Anthony Finkelstein, a computer scientist at University College London who has worked on privacy tools to help agencies share data about child welfare cases, simply feels like the Isis Project's blanket monitoring strategy is misguided. "Do I regard this as being a critical issue? On balance, I'm not 100% convinced, but I think it's worth some further investigation." His biggest concern is that Isis, like a neighbor's infuriating home alarm, is bound to produce a lot of false positives that need to be investigated by law-enforcement officials. "Even if you are able to identify those false positives," he says, "it takes effort to do so, and that's effort that's not devoted to something else."
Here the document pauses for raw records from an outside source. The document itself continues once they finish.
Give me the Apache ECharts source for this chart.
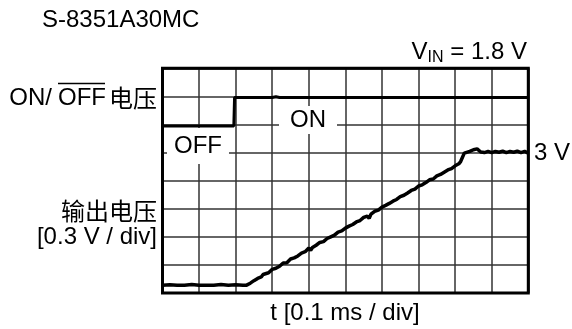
<!DOCTYPE html>
<html>
<head>
<meta charset="utf-8">
<script src="https://cdn.jsdelivr.net/npm/echarts@6/dist/echarts.min.js"></script>
<style>html,body{margin:0;padding:0;background:#fff}#c{width:572px;height:329px}</style>
</head>
<body>
<div id="c"></div>
<script>
// x in ms (0.1 ms / div), y in divisions (8 div full scale)
const xTicks = {min: 0, max: 1.0, interval: 0.1};
const yTicks = {min: 0, max: 8, interval: 1};

const tOnOff = [0, 0.03, 0.035, 0.05, 0.055, 0.195, 0.197, 0.30, 0.31, 0.32, 1.0];
const vOnOff = [5.95, 5.95, 5.99, 5.95, 5.98, 5.95, 6.96, 6.96, 6.99, 6.96, 6.96];

const tOut = [0, 0.02, 0.04, 0.06, 0.08, 0.10, 0.12, 0.14, 0.16, 0.18, 0.20, 0.22, 0.23,
  0.24, 0.25, 0.255, 0.26, 0.27, 0.275, 0.28, 0.29, 0.30, 0.305, 0.31, 0.32, 0.33, 0.335, 0.34, 0.35, 0.36, 0.365, 0.37, 0.38, 0.39,
  0.40, 0.405, 0.41, 0.42, 0.43, 0.435, 0.44, 0.45, 0.46, 0.465, 0.47, 0.48, 0.49, 0.495, 0.50, 0.51, 0.52, 0.525, 0.53, 0.54, 0.55,
  0.56, 0.565, 0.57, 0.58, 0.59, 0.595, 0.60, 0.61, 0.62, 0.625, 0.63, 0.64, 0.65, 0.655, 0.66, 0.67, 0.68, 0.685, 0.69, 0.70, 0.71,
  0.715, 0.72, 0.73, 0.74, 0.745, 0.75, 0.76, 0.77, 0.775, 0.78, 0.79, 0.80, 0.805, 0.81, 0.815, 0.825, 0.83, 0.84, 0.85, 0.86,
  0.87, 0.88, 0.89, 0.90, 0.91, 0.92, 0.93, 0.94, 0.95, 0.96, 0.97, 0.98, 0.99, 1.00];
const vOut = [0.28, 0.29, 0.28, 0.28, 0.30, 0.28, 0.28, 0.28, 0.30, 0.28, 0.29, 0.28, 0.28,
  0.35, 0.44, 0.41, 0.52, 0.57, 0.66, 0.60, 0.72, 0.84, 0.80, 0.88, 0.95, 1.07, 1.00, 1.08, 1.21, 1.25, 1.20, 1.32, 1.42, 1.47,
  1.60, 1.52, 1.62, 1.70, 1.80, 1.74, 1.83, 1.94, 2.00, 1.95, 2.06, 2.17, 2.21, 2.14, 2.31, 2.38, 2.44, 2.37, 2.53, 2.58, 2.69,
  2.74, 2.66, 2.81, 2.91, 2.95, 2.88, 3.06, 3.12, 3.19, 3.12, 3.27, 3.33, 3.43, 3.36, 3.48, 3.56, 3.65, 3.58, 3.70, 3.81, 3.85,
  3.78, 3.93, 4.03, 4.06, 3.99, 4.17, 4.22, 4.30, 4.23, 4.38, 4.43, 4.53, 4.46, 4.60, 4.68, 4.98, 5.00, 5.04, 5.10, 5.13,
  5.02, 5.00, 5.04, 5.00, 5.04, 5.01, 5.05, 5.00, 5.04, 5.01, 5.05, 5.00, 5.04, 4.98];

const FONT = "'Liberation Sans', Arial, sans-serif";
const CJK = "'Noto Sans CJK SC', sans-serif";
const FS = 24;

const chart = echarts.init(document.getElementById('c'));
const zip = (a, b) => a.map((v, i) => [v, b[i]]);
const txt = (text, x, y, align, extra) => Object.assign({
  type: 'text', x: x, y: y, z: 10,
  style: Object.assign({text: text, fill: '#000', font: FS + 'px ' + FONT, textAlign: align || 'left', textVerticalAlign: 'middle'}, extra || {})
});

chart.setOption({
  animation: false,
  grid: {left: 162.5, right: 43.7, top: 68.3, bottom: 36, show: true, borderColor: '#000', borderWidth: 3, backgroundColor: 'transparent', z: 3},
  xAxis: {type: 'value', min: xTicks.min, max: xTicks.max, interval: xTicks.interval,
    axisLine: {show: false}, axisTick: {show: false}, axisLabel: {show: false},
    splitLine: {show: true, lineStyle: {color: '#333', width: 1.5}}},
  yAxis: {type: 'value', min: yTicks.min, max: yTicks.max, interval: yTicks.interval,
    axisLine: {show: false}, axisTick: {show: false}, axisLabel: {show: false},
    splitLine: {show: true, lineStyle: {color: '#333', width: 1.5}}},
  series: [
    {type: 'line', data: zip(tOnOff, vOnOff), showSymbol: false, lineStyle: {color: '#000', width: 3}, z: 5},
    {type: 'line', data: zip(tOut, vOut), showSymbol: false, lineStyle: {color: '#000', width: 3.5}, z: 5}
  ],
  graphic: [
    txt('S-8351A30MC', 42, 20),
    {type: 'text', x: 527, y: 52, z: 10, style: {
      text: '{a|V}{b|IN}{a| = 1.8 V}', textAlign: 'right', textVerticalAlign: 'middle',
      rich: {a: {font: FS + 'px ' + FONT, fill: '#000'}, b: {font: '16px ' + FONT, fill: '#000', padding: [11, 0, 0, 0]}}}},
    txt('ON/', 52, 98, 'right'),
    txt('OFF', 58, 98, 'left'),
    {type: 'line', z: 10, shape: {x1: 58, y1: 83.5, x2: 105, y2: 83.5}, style: {stroke: '#000', lineWidth: 1.5}},
    txt('电压', 157, 98, 'right', {font: FS + 'px ' + CJK}),
    txt('输出电压', 157, 211, 'right', {font: FS + 'px ' + CJK}),
    txt('[0.3 V / div]', 157, 237, 'right'),
    txt('ON', 308, 120, 'center', {backgroundColor: '#fff', padding: [2, 11, 2, 11]}),
    txt('OFF', 198, 146, 'center', {backgroundColor: '#fff', padding: [6, 7, 6, 7]}),
    txt('3 V', 534, 153, 'left'),
    txt('t [0.1 ms / div]', 345, 313, 'center')
  ]
});
</script>
</body>
</html>
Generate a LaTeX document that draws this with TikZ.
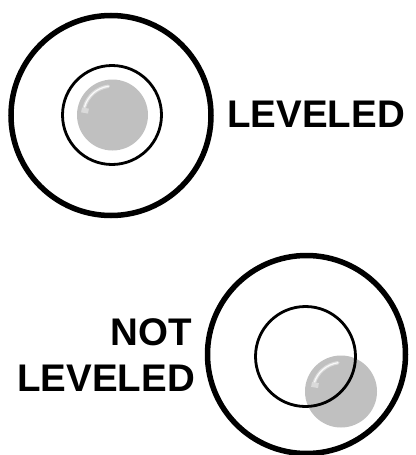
\documentclass[tikz,border=0pt]{standalone}
\usepackage{fontspec}
\setmainfont{Liberation Sans}
\definecolor{ballgray}{RGB}{192,192,192}
\definecolor{hilite}{RGB}{218,218,218}
\tikzset{
  outerring/.style={draw=black, line width=5.5pt},
  innerring/.style={draw=black, line width=2.8pt},
  ball/.style={fill=ballgray},
  label/.style={font=\fontsize{38.5}{46}\selectfont\bfseries, inner sep=0pt, text=black},
  shine/.style={draw=hilite, line width=3.5pt, line cap=round},
  shinecore/.style={draw=white!85!hilite, line width=1.2pt, line cap=round},
}
\begin{document}
\begin{tikzpicture}[x=1pt,y=-1pt]
\useasboundingbox (0,0) rectangle (415,455);
\fill[white] (0,0) rectangle (415,455);
% ---- top (leveled) ----
\coordinate (tc) at (111,115.5);
\coordinate (tb) at (112.5,115);
\fill[ball] (tb) circle[radius=35.5];
\draw[shine] ([shift={(-28,-8)}]tb) arc[start angle=196, end angle=262, radius=29];
\draw[shinecore] ([shift={(-28,-8)}]tb) arc[start angle=196, end angle=262, radius=29];
\fill[hilite, rotate around={-10:(85,110.5)}] (81.5,108) rectangle (88.5,113);
\draw[innerring] (112,115) circle[radius=49.5];
\draw[outerring] (tc) circle[radius=100];
\node[label, anchor=west] (lev1) at (227.2,114) {LEVELED};
% ---- bottom (not leveled) ----
\coordinate (bc) at (306.5,354.5);
\coordinate (bb) at (341,391.5);
\fill[ball] (bb) circle[radius=36];
\draw[shine] ([shift={(-27,-8)}]bb) arc[start angle=196, end angle=262, radius=29];
\draw[shinecore] ([shift={(-27,-8)}]bb) arc[start angle=196, end angle=262, radius=29];
\fill[hilite, rotate around={-10:(315,385)}] (311.5,382.5) rectangle (318.5,387.5);
\draw[innerring] (305.5,356.5) circle[radius=50];
\draw[outerring] (bc) circle[radius=99];
\node[label, anchor=east] (not) at (192,332) {NOT};
\node[label, anchor=east] (lev2) at (195,378.5) {LEVELED};
\end{tikzpicture}
\end{document}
Finkelstein believes investigators should stick to traditional intelligence-gathering efforts rather than a blanket monitoring scheme and that improved funding of social programs for teenagers could prevent them from falling victim to online pedophiles. Indeed, one recent study of online crimes against children estimates that deception took place in only 5 percent of these cases, and most illicit activity involved teenagers who were aware they were meeting an adult who was looking for sex.
"I think this is an important area to research, undertaken by competent and well-motivated people," he says, however, "At the end of the day there are a difficult set of choices to be made as to whether or not this is the right type of technology to implement."
* Correction (10/23/08): This article originally did not identify Doug Skinner by his full name and title.